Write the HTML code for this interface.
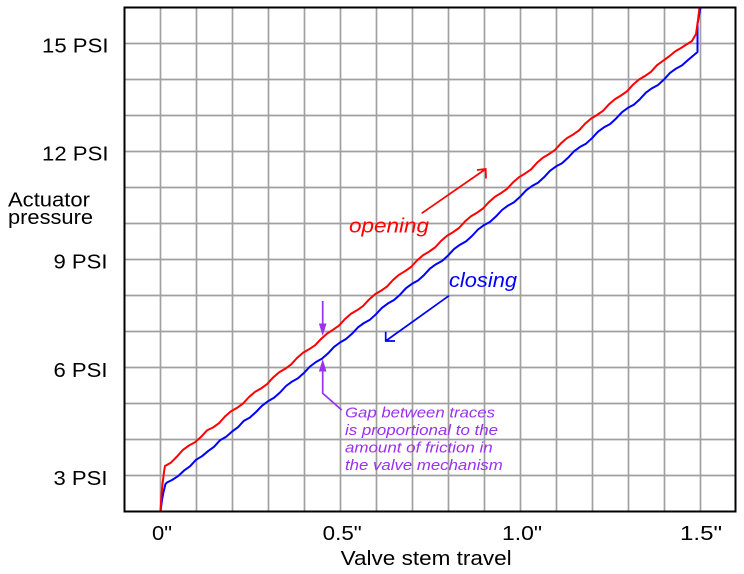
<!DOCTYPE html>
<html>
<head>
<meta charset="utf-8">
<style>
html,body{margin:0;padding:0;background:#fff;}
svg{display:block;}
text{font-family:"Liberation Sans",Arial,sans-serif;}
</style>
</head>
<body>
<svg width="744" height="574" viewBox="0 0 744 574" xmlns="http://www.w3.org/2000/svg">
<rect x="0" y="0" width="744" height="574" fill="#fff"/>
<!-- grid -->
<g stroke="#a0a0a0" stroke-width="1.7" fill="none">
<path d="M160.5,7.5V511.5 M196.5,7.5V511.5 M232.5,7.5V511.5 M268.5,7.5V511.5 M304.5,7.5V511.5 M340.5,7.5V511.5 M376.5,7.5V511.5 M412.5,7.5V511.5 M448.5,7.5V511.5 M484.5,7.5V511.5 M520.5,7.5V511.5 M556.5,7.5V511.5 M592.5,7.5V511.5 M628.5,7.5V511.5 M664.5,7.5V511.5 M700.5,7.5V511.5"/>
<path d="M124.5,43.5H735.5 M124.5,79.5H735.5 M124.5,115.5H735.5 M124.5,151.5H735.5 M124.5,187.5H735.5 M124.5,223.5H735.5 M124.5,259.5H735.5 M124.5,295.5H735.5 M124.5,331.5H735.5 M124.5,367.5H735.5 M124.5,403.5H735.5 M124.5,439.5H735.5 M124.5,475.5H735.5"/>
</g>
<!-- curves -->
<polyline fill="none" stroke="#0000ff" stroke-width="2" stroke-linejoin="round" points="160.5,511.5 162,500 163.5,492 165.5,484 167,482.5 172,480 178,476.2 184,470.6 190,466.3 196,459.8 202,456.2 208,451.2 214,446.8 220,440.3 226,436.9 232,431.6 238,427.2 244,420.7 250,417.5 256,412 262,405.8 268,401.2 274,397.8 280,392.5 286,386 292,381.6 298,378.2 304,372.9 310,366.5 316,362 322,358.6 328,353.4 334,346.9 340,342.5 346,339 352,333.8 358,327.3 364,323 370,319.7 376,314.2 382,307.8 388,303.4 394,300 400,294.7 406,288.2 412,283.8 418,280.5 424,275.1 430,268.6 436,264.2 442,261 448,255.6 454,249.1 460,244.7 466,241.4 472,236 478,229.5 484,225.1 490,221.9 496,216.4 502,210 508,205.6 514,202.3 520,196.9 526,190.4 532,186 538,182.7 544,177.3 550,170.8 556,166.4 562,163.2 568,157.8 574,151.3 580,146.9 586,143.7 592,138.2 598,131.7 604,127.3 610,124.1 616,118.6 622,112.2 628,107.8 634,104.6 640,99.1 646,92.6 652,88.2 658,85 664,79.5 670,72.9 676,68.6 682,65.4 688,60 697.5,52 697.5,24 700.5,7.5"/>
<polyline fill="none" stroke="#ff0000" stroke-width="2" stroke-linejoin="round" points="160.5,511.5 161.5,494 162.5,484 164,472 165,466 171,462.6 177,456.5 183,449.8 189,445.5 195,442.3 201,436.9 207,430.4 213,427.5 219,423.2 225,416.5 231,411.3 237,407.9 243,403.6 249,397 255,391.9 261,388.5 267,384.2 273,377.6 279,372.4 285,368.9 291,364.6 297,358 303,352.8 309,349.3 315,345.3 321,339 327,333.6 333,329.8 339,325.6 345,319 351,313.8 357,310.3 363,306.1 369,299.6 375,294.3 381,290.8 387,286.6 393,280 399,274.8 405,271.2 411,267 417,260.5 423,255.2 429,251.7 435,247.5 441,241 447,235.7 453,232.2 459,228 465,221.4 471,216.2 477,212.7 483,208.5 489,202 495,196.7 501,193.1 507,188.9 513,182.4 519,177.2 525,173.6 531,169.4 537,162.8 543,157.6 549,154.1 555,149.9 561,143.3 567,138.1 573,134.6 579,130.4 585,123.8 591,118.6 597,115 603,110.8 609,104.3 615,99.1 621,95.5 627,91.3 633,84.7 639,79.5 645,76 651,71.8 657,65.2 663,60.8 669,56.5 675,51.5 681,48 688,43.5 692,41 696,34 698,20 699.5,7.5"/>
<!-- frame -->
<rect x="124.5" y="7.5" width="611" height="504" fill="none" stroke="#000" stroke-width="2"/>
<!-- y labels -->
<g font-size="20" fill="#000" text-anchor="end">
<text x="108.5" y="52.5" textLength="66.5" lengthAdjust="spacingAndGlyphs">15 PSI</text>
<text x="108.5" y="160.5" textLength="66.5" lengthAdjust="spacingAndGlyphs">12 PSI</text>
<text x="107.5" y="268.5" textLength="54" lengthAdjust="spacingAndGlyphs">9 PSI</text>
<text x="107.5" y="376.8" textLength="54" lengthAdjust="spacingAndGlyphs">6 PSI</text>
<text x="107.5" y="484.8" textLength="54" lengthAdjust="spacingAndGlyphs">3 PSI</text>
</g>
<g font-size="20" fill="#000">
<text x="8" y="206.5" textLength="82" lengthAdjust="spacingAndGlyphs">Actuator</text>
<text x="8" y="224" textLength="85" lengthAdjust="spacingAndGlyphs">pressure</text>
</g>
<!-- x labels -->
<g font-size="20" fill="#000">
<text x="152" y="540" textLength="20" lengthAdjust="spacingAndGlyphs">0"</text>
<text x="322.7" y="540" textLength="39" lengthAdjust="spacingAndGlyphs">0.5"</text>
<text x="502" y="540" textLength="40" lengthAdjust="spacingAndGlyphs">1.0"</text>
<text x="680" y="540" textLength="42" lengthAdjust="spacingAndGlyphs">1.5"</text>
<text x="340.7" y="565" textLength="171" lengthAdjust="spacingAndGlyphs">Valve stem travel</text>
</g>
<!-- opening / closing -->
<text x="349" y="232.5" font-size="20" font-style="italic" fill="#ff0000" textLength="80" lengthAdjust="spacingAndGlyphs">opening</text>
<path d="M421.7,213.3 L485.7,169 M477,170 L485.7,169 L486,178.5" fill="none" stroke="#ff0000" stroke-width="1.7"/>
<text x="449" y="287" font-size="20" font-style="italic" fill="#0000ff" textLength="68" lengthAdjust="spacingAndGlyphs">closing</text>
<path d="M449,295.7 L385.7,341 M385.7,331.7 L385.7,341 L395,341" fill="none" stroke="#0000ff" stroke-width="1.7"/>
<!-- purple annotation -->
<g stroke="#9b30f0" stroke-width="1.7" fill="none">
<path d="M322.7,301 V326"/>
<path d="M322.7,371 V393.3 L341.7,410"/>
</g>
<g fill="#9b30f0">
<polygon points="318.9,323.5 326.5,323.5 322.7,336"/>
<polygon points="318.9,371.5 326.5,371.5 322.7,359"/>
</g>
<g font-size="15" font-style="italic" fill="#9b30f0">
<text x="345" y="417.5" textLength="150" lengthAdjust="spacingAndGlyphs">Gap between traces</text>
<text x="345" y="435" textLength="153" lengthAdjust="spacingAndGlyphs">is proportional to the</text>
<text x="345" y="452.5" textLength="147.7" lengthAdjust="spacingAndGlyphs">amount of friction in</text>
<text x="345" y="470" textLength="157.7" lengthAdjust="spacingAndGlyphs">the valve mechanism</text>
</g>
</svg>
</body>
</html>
..........
## Job:
Using the material above, return every line exactly as it appears, minus the pictures.

## Correct response:
Write the HTML code for this interface.
<!DOCTYPE html>
<html>
<head>
<meta charset="utf-8">
<style>
html,body{margin:0;padding:0;background:#fff;}
svg{display:block;}
text{font-family:"Liberation Sans",Arial,sans-serif;}
</style>
</head>
<body>
<svg width="744" height="574" viewBox="0 0 744 574" xmlns="http://www.w3.org/2000/svg">
<rect x="0" y="0" width="744" height="574" fill="#fff"/>
<!-- grid -->
<g stroke="#a0a0a0" stroke-width="1.7" fill="none">
<path d="M160.5,7.5V511.5 M196.5,7.5V511.5 M232.5,7.5V511.5 M268.5,7.5V511.5 M304.5,7.5V511.5 M340.5,7.5V511.5 M376.5,7.5V511.5 M412.5,7.5V511.5 M448.5,7.5V511.5 M484.5,7.5V511.5 M520.5,7.5V511.5 M556.5,7.5V511.5 M592.5,7.5V511.5 M628.5,7.5V511.5 M664.5,7.5V511.5 M700.5,7.5V511.5"/>
<path d="M124.5,43.5H735.5 M124.5,79.5H735.5 M124.5,115.5H735.5 M124.5,151.5H735.5 M124.5,187.5H735.5 M124.5,223.5H735.5 M124.5,259.5H735.5 M124.5,295.5H735.5 M124.5,331.5H735.5 M124.5,367.5H735.5 M124.5,403.5H735.5 M124.5,439.5H735.5 M124.5,475.5H735.5"/>
</g>
<!-- curves -->
<polyline fill="none" stroke="#0000ff" stroke-width="2" stroke-linejoin="round" points="160.5,511.5 162,500 163.5,492 165.5,484 167,482.5 172,480 178,476.2 184,470.6 190,466.3 196,459.8 202,456.2 208,451.2 214,446.8 220,440.3 226,436.9 232,431.6 238,427.2 244,420.7 250,417.5 256,412 262,405.8 268,401.2 274,397.8 280,392.5 286,386 292,381.6 298,378.2 304,372.9 310,366.5 316,362 322,358.6 328,353.4 334,346.9 340,342.5 346,339 352,333.8 358,327.3 364,323 370,319.7 376,314.2 382,307.8 388,303.4 394,300 400,294.7 406,288.2 412,283.8 418,280.5 424,275.1 430,268.6 436,264.2 442,261 448,255.6 454,249.1 460,244.7 466,241.4 472,236 478,229.5 484,225.1 490,221.9 496,216.4 502,210 508,205.6 514,202.3 520,196.9 526,190.4 532,186 538,182.7 544,177.3 550,170.8 556,166.4 562,163.2 568,157.8 574,151.3 580,146.9 586,143.7 592,138.2 598,131.7 604,127.3 610,124.1 616,118.6 622,112.2 628,107.8 634,104.6 640,99.1 646,92.6 652,88.2 658,85 664,79.5 670,72.9 676,68.6 682,65.4 688,60 697.5,52 697.5,24 700.5,7.5"/>
<polyline fill="none" stroke="#ff0000" stroke-width="2" stroke-linejoin="round" points="160.5,511.5 161.5,494 162.5,484 164,472 165,466 171,462.6 177,456.5 183,449.8 189,445.5 195,442.3 201,436.9 207,430.4 213,427.5 219,423.2 225,416.5 231,411.3 237,407.9 243,403.6 249,397 255,391.9 261,388.5 267,384.2 273,377.6 279,372.4 285,368.9 291,364.6 297,358 303,352.8 309,349.3 315,345.3 321,339 327,333.6 333,329.8 339,325.6 345,319 351,313.8 357,310.3 363,306.1 369,299.6 375,294.3 381,290.8 387,286.6 393,280 399,274.8 405,271.2 411,267 417,260.5 423,255.2 429,251.7 435,247.5 441,241 447,235.7 453,232.2 459,228 465,221.4 471,216.2 477,212.7 483,208.5 489,202 495,196.7 501,193.1 507,188.9 513,182.4 519,177.2 525,173.6 531,169.4 537,162.8 543,157.6 549,154.1 555,149.9 561,143.3 567,138.1 573,134.6 579,130.4 585,123.8 591,118.6 597,115 603,110.8 609,104.3 615,99.1 621,95.5 627,91.3 633,84.7 639,79.5 645,76 651,71.8 657,65.2 663,60.8 669,56.5 675,51.5 681,48 688,43.5 692,41 696,34 698,20 699.5,7.5"/>
<!-- frame -->
<rect x="124.5" y="7.5" width="611" height="504" fill="none" stroke="#000" stroke-width="2"/>
<!-- y labels -->
<g font-size="20" fill="#000" text-anchor="end">
<text x="108.5" y="52.5" textLength="66.5" lengthAdjust="spacingAndGlyphs">15 PSI</text>
<text x="108.5" y="160.5" textLength="66.5" lengthAdjust="spacingAndGlyphs">12 PSI</text>
<text x="107.5" y="268.5" textLength="54" lengthAdjust="spacingAndGlyphs">9 PSI</text>
<text x="107.5" y="376.8" textLength="54" lengthAdjust="spacingAndGlyphs">6 PSI</text>
<text x="107.5" y="484.8" textLength="54" lengthAdjust="spacingAndGlyphs">3 PSI</text>
</g>
<g font-size="20" fill="#000">
<text x="8" y="206.5" textLength="82" lengthAdjust="spacingAndGlyphs">Actuator</text>
<text x="8" y="224" textLength="85" lengthAdjust="spacingAndGlyphs">pressure</text>
</g>
<!-- x labels -->
<g font-size="20" fill="#000">
<text x="152" y="540" textLength="20" lengthAdjust="spacingAndGlyphs">0"</text>
<text x="322.7" y="540" textLength="39" lengthAdjust="spacingAndGlyphs">0.5"</text>
<text x="502" y="540" textLength="40" lengthAdjust="spacingAndGlyphs">1.0"</text>
<text x="680" y="540" textLength="42" lengthAdjust="spacingAndGlyphs">1.5"</text>
<text x="340.7" y="565" textLength="171" lengthAdjust="spacingAndGlyphs">Valve stem travel</text>
</g>
<!-- opening / closing -->
<text x="349" y="232.5" font-size="20" font-style="italic" fill="#ff0000" textLength="80" lengthAdjust="spacingAndGlyphs">opening</text>
<path d="M421.7,213.3 L485.7,169 M477,170 L485.7,169 L486,178.5" fill="none" stroke="#ff0000" stroke-width="1.7"/>
<text x="449" y="287" font-size="20" font-style="italic" fill="#0000ff" textLength="68" lengthAdjust="spacingAndGlyphs">closing</text>
<path d="M449,295.7 L385.7,341 M385.7,331.7 L385.7,341 L395,341" fill="none" stroke="#0000ff" stroke-width="1.7"/>
<!-- purple annotation -->
<g stroke="#9b30f0" stroke-width="1.7" fill="none">
<path d="M322.7,301 V326"/>
<path d="M322.7,371 V393.3 L341.7,410"/>
</g>
<g fill="#9b30f0">
<polygon points="318.9,323.5 326.5,323.5 322.7,336"/>
<polygon points="318.9,371.5 326.5,371.5 322.7,359"/>
</g>
<g font-size="15" font-style="italic" fill="#9b30f0">
<text x="345" y="417.5" textLength="150" lengthAdjust="spacingAndGlyphs">Gap between traces</text>
<text x="345" y="435" textLength="153" lengthAdjust="spacingAndGlyphs">is proportional to the</text>
<text x="345" y="452.5" textLength="147.7" lengthAdjust="spacingAndGlyphs">amount of friction in</text>
<text x="345" y="470" textLength="157.7" lengthAdjust="spacingAndGlyphs">the valve mechanism</text>
</g>
</svg>
</body>
</html>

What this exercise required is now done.